Le mardi 13 mars 2012, par Laurent Sapir

Avant d'évoquer l'actrice, quelques mots sur le metteur en scène. Car c'est d'abord Stanislas Nordey qui parvient à "se trouver" ou plutôt à se retrouver, en adaptant à la Colline la dernière pièce de Luigi Pirandello. Sans rien concéder au niveau du style (avec notamment le fameux dispositif des acteurs face au public), l'ancien patron du théâtre Gérard-Philipe de St-Denis donne réellement corps à son ouvrage, privilégiant un mouvement et une dynamique qui contrastent singulièrement avec ce qu'on avait vu il y a deux ans au même endroit lorsque Nordey avait congelé "Les Justes", d'Albert Camus, dans une solennité où seule Emmanuelle Béart -déjà au rendez-vous- parvenait à fendre l'armure.

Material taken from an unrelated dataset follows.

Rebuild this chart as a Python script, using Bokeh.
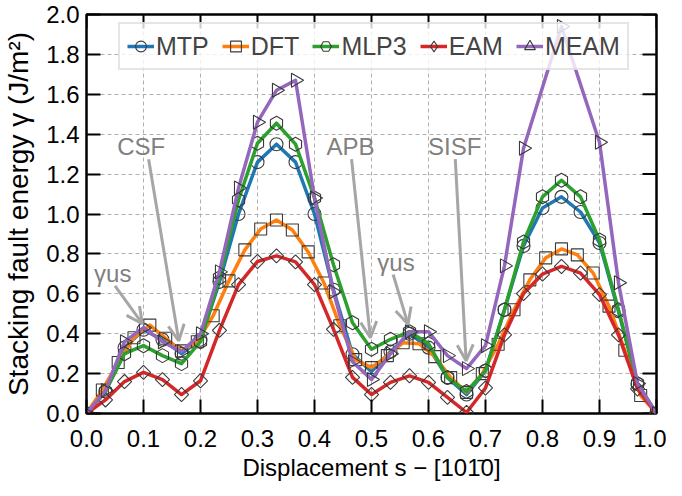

La revoilà donc, la belle Emmanuelle, dans la peau de Donata Genzi, actrice de théâtre à la fois épanouie sur scène et frustrée dans la vie. Donata se cherche comme femme, au-delà des personnages qu'elle incarne. La rencontre avec un peintre taciturne et allergique à l'art d'Hamlet lui ouvre de nouveaux horizons, mais la romance fait long feu. La diva mise à nu doit dés lors affronter, une nouvelle fois, ce miroir qu'elle a tenté de fuir avant de conclure, à la fois fataliste et conquérante, "Rien n'est vrai... Seul est vrai qu'il faut se créer, créer ! Et alors seulement on se trouve"...

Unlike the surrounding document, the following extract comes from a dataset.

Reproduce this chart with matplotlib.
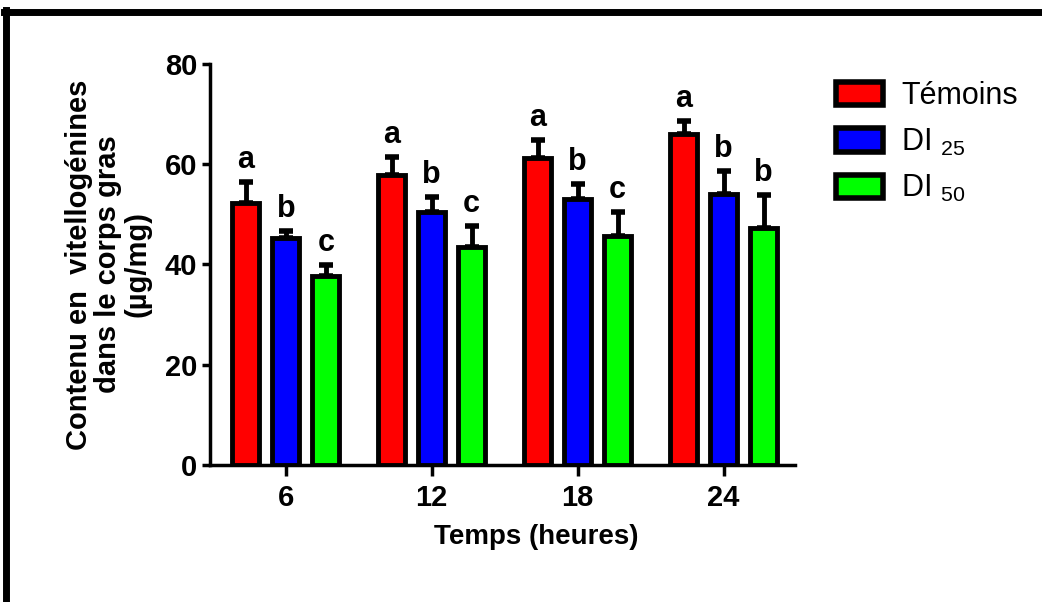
import numpy as np
import matplotlib
matplotlib.use("Agg")
import matplotlib.pyplot as plt
from matplotlib.patches import Patch
from matplotlib.lines import Line2D

plt.rcParams['font.family'] = ['Liberation Sans', 'DejaVu Sans']
plt.rcParams['mathtext.default'] = 'regular'

# donnees
temps = ["6", "12", "18", "24"]
series = ["Témoins", "DI $_{25}$", "DI $_{50}$"]
temoins = [52.3, 57.9, 61.3, 66.1]
temoins_err = [4.2, 3.6, 3.6, 2.6]
di25 = [45.3, 50.5, 53.1, 54.1]
di25_err = [1.4, 3.0, 3.0, 4.6]
di50 = [37.7, 43.5, 45.7, 47.3]
di50_err = [2.2, 4.2, 4.8, 6.6]
lettres = [["a", "a", "a", "a"], ["b", "b", "b", "b"], ["c", "c", "c", "b"]]

couleurs = ["#ff0000", "#0000ff", "#00ff00"]
valeurs = [temoins, di25, di50]
erreurs = [temoins_err, di25_err, di50_err]

fig = plt.figure(figsize=(10.42, 6.02), dpi=100)
ax = fig.add_axes([0.2015, 0.2276, 0.5615, 0.6661])

x = np.arange(len(temps))
w = 0.185
dx = 0.274
for i in range(3):
    pos = x + (i - 1) * dx
    ax.bar(pos, valeurs[i], w, color=couleurs[i], edgecolor="black",
           linewidth=3.5, zorder=3,
           yerr=[np.zeros(len(temps)), erreurs[i]],
           error_kw=dict(ecolor="black", elinewidth=3.5, capsize=5,
                         capthick=4, zorder=2))
    for j in range(len(temps)):
        ax.annotate(lettres[i][j], (pos[j], valeurs[i][j] + erreurs[i][j]),
                    xytext=(0, 5), textcoords="offset points",
                    ha="center", va="bottom", fontsize=22, fontweight="bold")

ax.set_xlim(-0.52, 3.49)
ax.set_ylim(0, 80)
ax.set_yticks([0, 20, 40, 60, 80])
ax.set_xticks(x)
ax.set_xticklabels(temps)
for s in ["top", "right"]:
    ax.spines[s].set_visible(False)
for s in ["left", "bottom"]:
    ax.spines[s].set_linewidth(2.5)
ax.tick_params(axis="y", width=2.5, length=6, labelsize=21, pad=3)
ax.tick_params(axis="x", width=2.5, length=8, labelsize=21, pad=6)
for lab in ax.get_xticklabels() + ax.get_yticklabels():
    lab.set_fontweight("bold")

ax.set_xlabel("Temps (heures)", fontsize=20, fontweight="bold", labelpad=8,
              x=0.557)
ax.set_ylabel("Contenu en  vitellogénines\ndans le corps gras\n(µg/mg)",
              fontsize=21, fontweight="bold", labelpad=10, linespacing=1.05)

handles = [Patch(facecolor=c, edgecolor="black", linewidth=4) for c in couleurs]
leg = fig.legend(handles, series, loc="upper left", bbox_to_anchor=(0.802, 0.865),
                 frameon=False, fontsize=22, handlelength=1.55, handleheight=0.8,
                 handletextpad=0.6, labelspacing=0.5, borderpad=0,
                 borderaxespad=0)

# cadre noir
fig.add_artist(Line2D([0.004, 1.0], [1 - 12 / 602, 1 - 12 / 602],
                      transform=fig.transFigure, color="black", lw=5))
fig.add_artist(Line2D([0.006, 0.006], [0.0, 1 - 10 / 602],
                      transform=fig.transFigure, color="black", lw=5))

fig.savefig("out.png", dpi=100)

La façon dont Emmanuelle Béart prononce cette ultime phrase, dans un demi-sourire espiègle et dénué de toute emphase, emporte définitivement l'adhésion. On n'est pas certain, en même temps, d'avoir apprécié toutes les facettes de son jeu parfois aux limites de la sensiblerie. La nuisette du 2eme acte n'est pas non plus du meilleur effet. Tout d'un bloc, Vincent Dissez, qui joue le rôle du peintre, parvient même à éclipser à certains moments l'aura de la comédienne. Quel beau pari, en revanche, que de la voir sublimer son statut de star en jouant complètement dans un registre d'anti-star.

Sur la scène de la Colline, Emmanuelle Béart est d'abord un animal blessé, égaré, consumé dans ses propres vertiges... C'est dans l'introverti qu'elle touche à l'incandescence. Pieds nus, elle s'abstrait de tout ce dont sa notoriété pourrait l'encombrer pour redevenir "une enfant de troupe", comme l'a si joliment écrit notre consoeur du Figaro, Armelle Héliot. C'est de cette manière que cette magnifique comédienne finit par se trouver.

"Se trouver", mis en scène par Stanislas Nordey, au théâtre de la Colline à Paris (Jusqu'au 14 avril)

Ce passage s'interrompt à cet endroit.